To be done:
Take each line that has the word "standalone" and return it.

:: Supplied data

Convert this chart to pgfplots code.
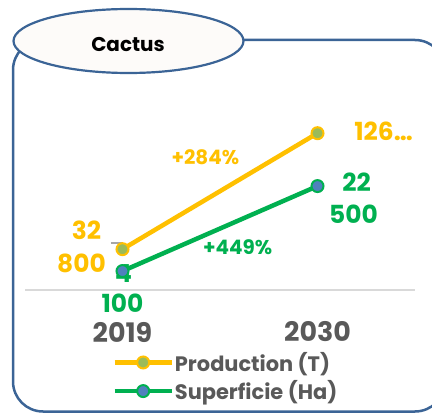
\documentclass[border=0pt]{standalone}
\usepackage{fontspec}
\setmainfont{Poppins}
\usepackage{pgfplots}
\pgfplotsset{compat=1.18}
\definecolor{orng}{HTML}{FFC000}
\definecolor{grn}{HTML}{00B050}
\definecolor{olv}{HTML}{9BBB59}
\definecolor{blu}{HTML}{4F81BD}
\definecolor{framec}{HTML}{3B6496}
\definecolor{txtgray}{HTML}{595959}
\definecolor{axgray}{HTML}{D9D9D9}
\begin{document}
\begin{tikzpicture}[x=1bp,y=1bp]
\useasboundingbox (0,0) rectangle (432,413);
\begin{scope}
\clip (0,0) rectangle (432,413);
\draw[framec, line width=2.5bp, rounded corners=30bp] (13,1.5) rectangle (445,373);
\end{scope}
\draw[framec, line width=2.2bp, fill=white!97!brown] (128.5,372) ellipse [x radius=115, y radius=32];
\node[font=\bfseries\fontsize{20}{24}\selectfont] at (128,368) {Cactus};

\begin{axis}[at={(25bp,123bp)}, anchor=south west, scale only axis,
  width=390bp, height=200bp, xmin=-0.5, xmax=1.5, ymin=0, ymax=160700,
  axis x line=bottom, axis y line=none,
  x axis line style={axgray, line width=1.5bp, -},
  xtick={0,1}, xticklabels={2019,2030}, major tick length=0,
  xticklabel style={font=\bfseries\fontsize{27}{32}\selectfont, text=txtgray, anchor=center, yshift=-42bp},
  clip=false,
  legend style={at={(axis description cs:0.216,-0.295)}, anchor=north west, draw=none, fill=none,
    font=\bfseries\fontsize{21}{25}\selectfont, text=txtgray, row sep=6bp,
    nodes={inner sep=1bp}},
  legend cell align=left,
  legend image code/.code={\draw[mark repeat=2,mark phase=2,#1] plot coordinates {(0bp,0bp) (28.5bp,0bp) (57bp,0bp)};},
]
\draw[gray!70, line width=1.5bp] (axis cs:0,32800) ++(-12bp,6bp) -- ++(12bp,0bp) -- ++(0bp,-4bp);
\addplot[orng, line width=4.5bp, mark=*, mark size=6bp, mark options={fill=olv, draw=orng, line width=2bp}] coordinates {(0,32800) (1,126000)};
\addlegendentry{Production (T)}
\addlegendimage{grn, line width=4.5bp, mark=*, mark size=6bp, mark options={fill=blu, draw=grn, line width=2bp}}
\addlegendentry{Superficie (Ha)}
\begin{scope}[font=\bfseries\fontsize{25}{30}\selectfont, text=orng]
\node at (axis cs:0,32800) [xshift=-36bp, yshift=19bp] {32};
\node at (axis cs:0,32800) [xshift=-41bp, yshift=-14bp] {800};
\node at (axis cs:1,126000) [xshift=66bp, yshift=2bp] {126…};
\end{scope}
\node[font=\bfseries\fontsize{20}{24}\selectfont, text=orng] at (axis cs:0.425,106600) {+284\%};
\end{axis}

\begin{axis}[at={(25bp,123bp)}, anchor=south west, scale only axis,
  width=390bp, height=200bp, xmin=-0.5, xmax=1.5, ymin=0, ymax=43300,
  hide axis, clip=false]
\addplot[grn, line width=4.5bp, mark=*, mark size=6bp, mark options={fill=blu, draw=grn, line width=2bp}] coordinates {(0,4100) (1,22500)};
\begin{scope}[font=\bfseries\fontsize{25}{30}\selectfont, text=grn]
\node at (axis cs:0,4100) [xshift=1bp, yshift=-2bp] {4};
\node at (axis cs:0,4100) [yshift=-32bp] {100};
\node at (axis cs:1,22500) [xshift=39bp, yshift=4bp] {22};
\node at (axis cs:1,22500) [xshift=36bp, yshift=-28bp] {500};
\end{scope}
\node[font=\bfseries\fontsize{20}{24}\selectfont, text=grn] at (axis cs:0.59,9300) {+449\%};
\end{axis}
\end{tikzpicture}
\end{document}
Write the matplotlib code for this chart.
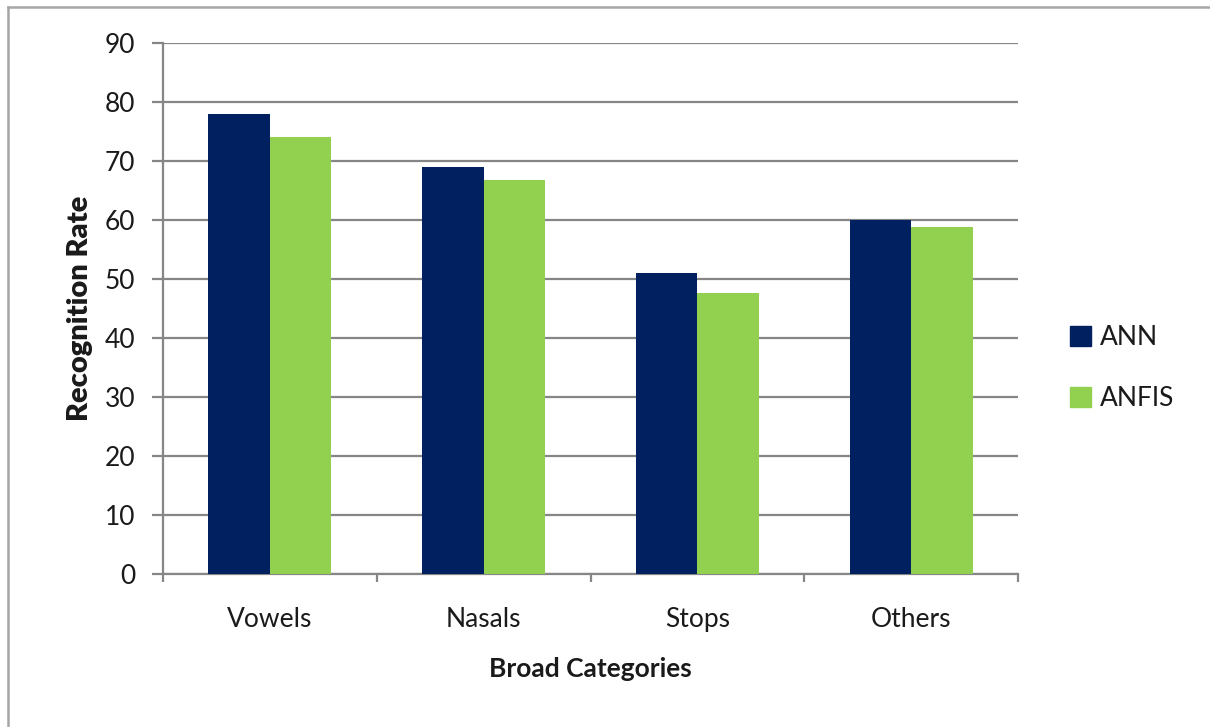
import matplotlib
matplotlib.use("Agg")
import matplotlib.pyplot as plt
import numpy as np
from matplotlib.lines import Line2D

plt.rcParams['font.family'] = ['Lato', 'DejaVu Sans']

categories = ["Vowels", "Nasals", "Stops", "Others"]
ann = [78, 69, 51, 60]
anfis = [74.1, 66.8, 47.7, 58.8]
series_names = ["ANN", "ANFIS"]
yticks = [0, 10, 20, 30, 40, 50, 60, 70, 80, 90]

navy = "#002060"
green = "#92D050"
grid_grey = "#868686"
text_col = "#1a1a1a"

fig = plt.figure(figsize=(12.10, 7.27), dpi=100)
ax = fig.add_axes([163 / 1210, 1 - 574 / 727, 855 / 1210, 531 / 727])

centers = np.arange(len(categories)) + 0.5
w = 0.2875
ax.bar(centers - w / 2, ann, width=w, color=navy, label=series_names[0], zorder=3)
ax.bar(centers + w / 2, anfis, width=w, color=green, label=series_names[1], zorder=3)

ax.set_xlim(0, len(categories))
ax.set_ylim(0, 90)
ax.set_yticks(yticks)
ax.yaxis.grid(True, color=grid_grey, linewidth=1.6, zorder=0)
ax.set_axisbelow(True)

for s in ["top", "right"]:
    ax.spines[s].set_visible(False)
ax.spines["left"].set_color(grid_grey)
ax.spines["left"].set_linewidth(1.6)
ax.spines["bottom"].set_color(grid_grey)
ax.spines["bottom"].set_linewidth(1.6)

# category boundary ticks on x, labels centred on groups
ax.set_xticks(np.arange(len(categories) + 1))
ax.set_xticklabels([])
ax.set_xticks(centers, minor=True)
ax.set_xticklabels(categories, minor=True)
ax.tick_params(axis="x", which="major", length=6, width=1.6, color=grid_grey, direction="out")
ax.tick_params(axis="x", which="minor", length=0, pad=24, labelsize=19, labelcolor=text_col)
ax.tick_params(axis="y", length=8, width=1.6, color=grid_grey, direction="out",
               pad=12, labelsize=19, labelcolor=text_col)

ax.set_xlabel("Broad Categories", fontsize=19, fontweight="bold", color=text_col, labelpad=18)
ax.set_ylabel("Recognition Rate", fontsize=21, fontweight="heavy", color=text_col, labelpad=8)

handles = [plt.Rectangle((0, 0), 1, 1, color=navy), plt.Rectangle((0, 0), 1, 1, color=green)]
fig.legend(handles, series_names, loc="center left", bbox_to_anchor=(1046 / 1210, 1 - 368 / 727),
           frameon=False, fontsize=19, handlelength=0.8, handleheight=0.8, handletextpad=0.35,
           labelspacing=1.35, labelcolor=text_col)

# outer chart frame (top and left edges)
fig.add_artist(Line2D([8 / 1210, 1.0], [1 - 7 / 727, 1 - 7 / 727], color="#a6a6a6", linewidth=1.8))
fig.add_artist(Line2D([8 / 1210, 8 / 1210], [0.0, 1 - 7 / 727], color="#a6a6a6", linewidth=1.8))

fig.savefig("out.png", dpi=100, facecolor="white")
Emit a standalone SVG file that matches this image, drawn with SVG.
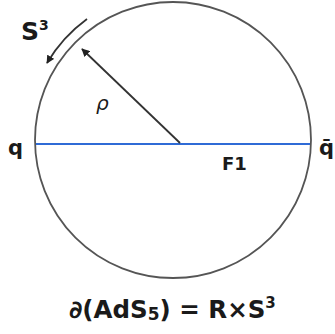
<svg xmlns="http://www.w3.org/2000/svg" width="335" height="334" viewBox="0 0 335 334">
<style>
.t{font-family:"DejaVu Sans","Liberation Sans",sans-serif;fill:#1a1a1a;font-weight:bold}
.rho{font-family:"DejaVu Sans","Liberation Sans",sans-serif;fill:#1a1a1a;font-weight:normal;font-style:italic}
.dk{stroke:#333;stroke-width:1.8;fill:none}
</style>
<defs>
<marker id="ah" viewBox="0 0 10 10" refX="9" refY="5" markerWidth="4.5" markerHeight="4.5" orient="auto" markerUnits="strokeWidth">
<path d="M0,0 L10,5 L0,10 z" fill="#222"/>
</marker>
</defs>
<rect width="335" height="334" fill="#fff"/>
<g id="circle">
<circle cx="173" cy="140" r="138" fill="none" stroke="#555" stroke-width="1.8"/>
</g>
<g id="connectors">
<line x1="36" y1="144" x2="310" y2="144" stroke="#2f6bd6" stroke-width="2"/>
<line x1="180" y1="143" x2="82" y2="49" class="dk" marker-end="url(#ah)"/>
<path d="M87,19 A148,148 0 0 0 47,63" class="dk" marker-end="url(#ah)"/>
</g>
<g id="labels">
<text class="t" x="21" y="40" font-size="25">S<tspan font-size="14" dy="-10">3</tspan></text>
<text class="rho" x="96" y="110" font-size="20">ρ</text>
<text class="t" x="8" y="155" font-size="21">q</text>
<text class="t" x="319" y="155" font-size="21">q̄</text>
<text class="t" x="222" y="170" font-size="18">F1</text>
<text class="t" x="69" y="318" font-size="24.5">∂(AdS<tspan font-size="17" dy="2">5</tspan><tspan dy="-2">) = R×S</tspan><tspan font-size="15" dy="-10">3</tspan></text>
</g>
</svg>
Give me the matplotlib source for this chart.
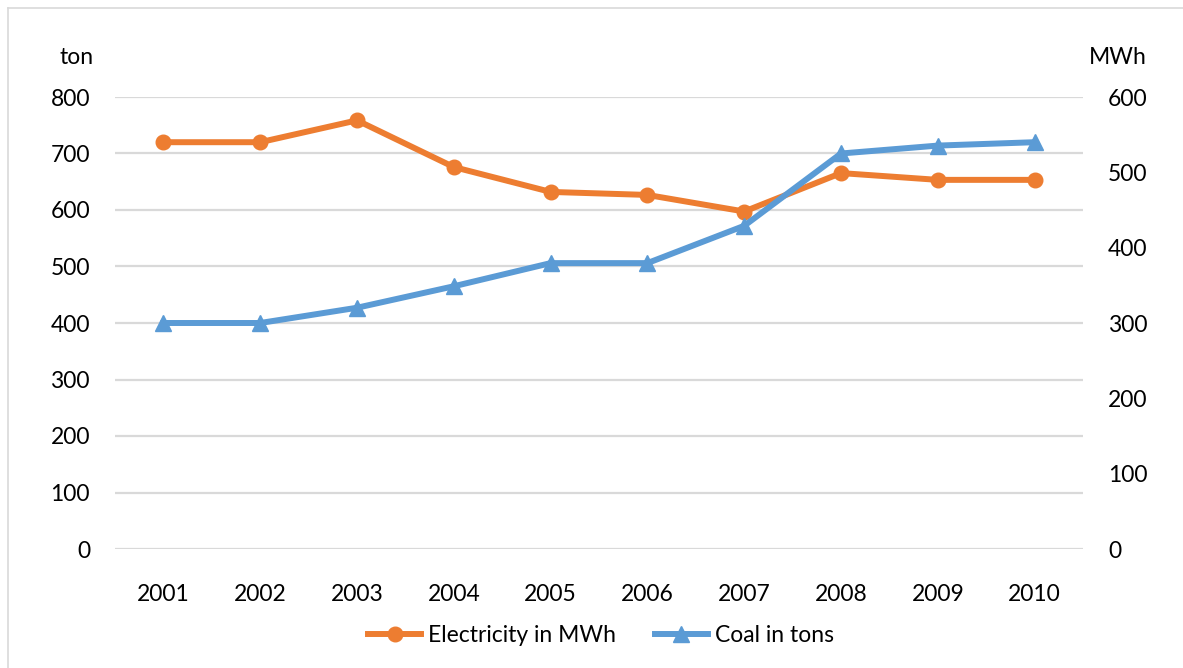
import matplotlib.pyplot as plt
from matplotlib.lines import Line2D

plt.rcParams['font.family'] = ['Lato', 'DejaVu Sans']

years = ['2001', '2002', '2003', '2004', '2005', '2006', '2007', '2008', '2009', '2010']
electricity_mwh = [540, 540, 569, 507, 474, 470, 448, 499, 490, 490]
coal_tons = [400, 400, 427, 465, 506, 506, 572, 700, 714, 720]

orange = '#ED7D31'
blue = '#5B9BD5'
grid_col = '#D9D9D9'
fs = 16.5

W, H = 1183, 668
fig = plt.figure(figsize=(W / 100, H / 100), dpi=100)

# left/bottom/width/height in pixels -> figure fraction
x0, x1, ytop, ybot = 115, 1083, 97, 549
rect = [x0 / W, 1 - ybot / H, (x1 - x0) / W, (ybot - ytop) / H]
ax = fig.add_axes(rect)          # left scale, ticks + grid
ax2 = ax.twinx()                 # right scale, electricity
ax3 = fig.add_axes(rect, sharex=ax, sharey=ax)   # coal on top, left scale
ax3.patch.set_visible(False)
ax3.axis('off')

xs = list(range(len(years)))
ax2.plot(xs, electricity_mwh, color=orange, lw=4.3, marker='o', ms=10.5, zorder=3)
ax3.plot(xs, coal_tons, color=blue, lw=4.3, marker='^', ms=11, zorder=3)

ax.set_xlim(-0.5, len(years) - 0.5)
ax.set_ylim(0, 800)
ax2.set_ylim(0, 600)
ax.set_yticks(range(0, 801, 100))
ax2.set_yticks(range(0, 601, 100))
ax.set_xticks(xs)
ax.set_xticklabels(years)

for a in (ax, ax2):
    for s in a.spines.values():
        s.set_visible(False)
    a.tick_params(length=0, labelsize=fs, colors='black')
ax.tick_params(axis='y', pad=18)
ax2.tick_params(axis='y', pad=18)
ax.tick_params(axis='x', pad=25)

ax.set_axisbelow(True)
ax.yaxis.grid(True, color=grid_col, lw=1.6)

fig.text(77 / W, 1 - 57 / H, 'ton', fontsize=fs, ha='center', va='center')
fig.text(1147 / W, 1 - 58 / H, 'MWh', fontsize=fs, ha='right', va='center')

handles = [
    Line2D([], [], color=orange, lw=4.3, marker='o', ms=10.5),
    Line2D([], [], color=blue, lw=4.3, marker='^', ms=11),
]
fig.legend(handles, ['Electricity in MWh', 'Coal in tons'], loc='center',
           bbox_to_anchor=(601 / W, 1 - 636 / H), ncol=2, frameon=False,
           fontsize=fs, handlelength=2.3, handletextpad=0.3, columnspacing=1.7)

# chart border (top and left edges are visible)
fig.add_artist(Line2D([8 / W, 1], [1 - 8 / H, 1 - 8 / H], color='#D9D9D9', lw=1.2))
fig.add_artist(Line2D([8 / W, 8 / W], [0, 1 - 8 / H], color='#D9D9D9', lw=1.2))

fig.savefig('out.png', dpi=100)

::::

The answer:
\documentclass[border=0pt]{standalone}
Emit a standalone SVG file that matches this image, drawn with SVG.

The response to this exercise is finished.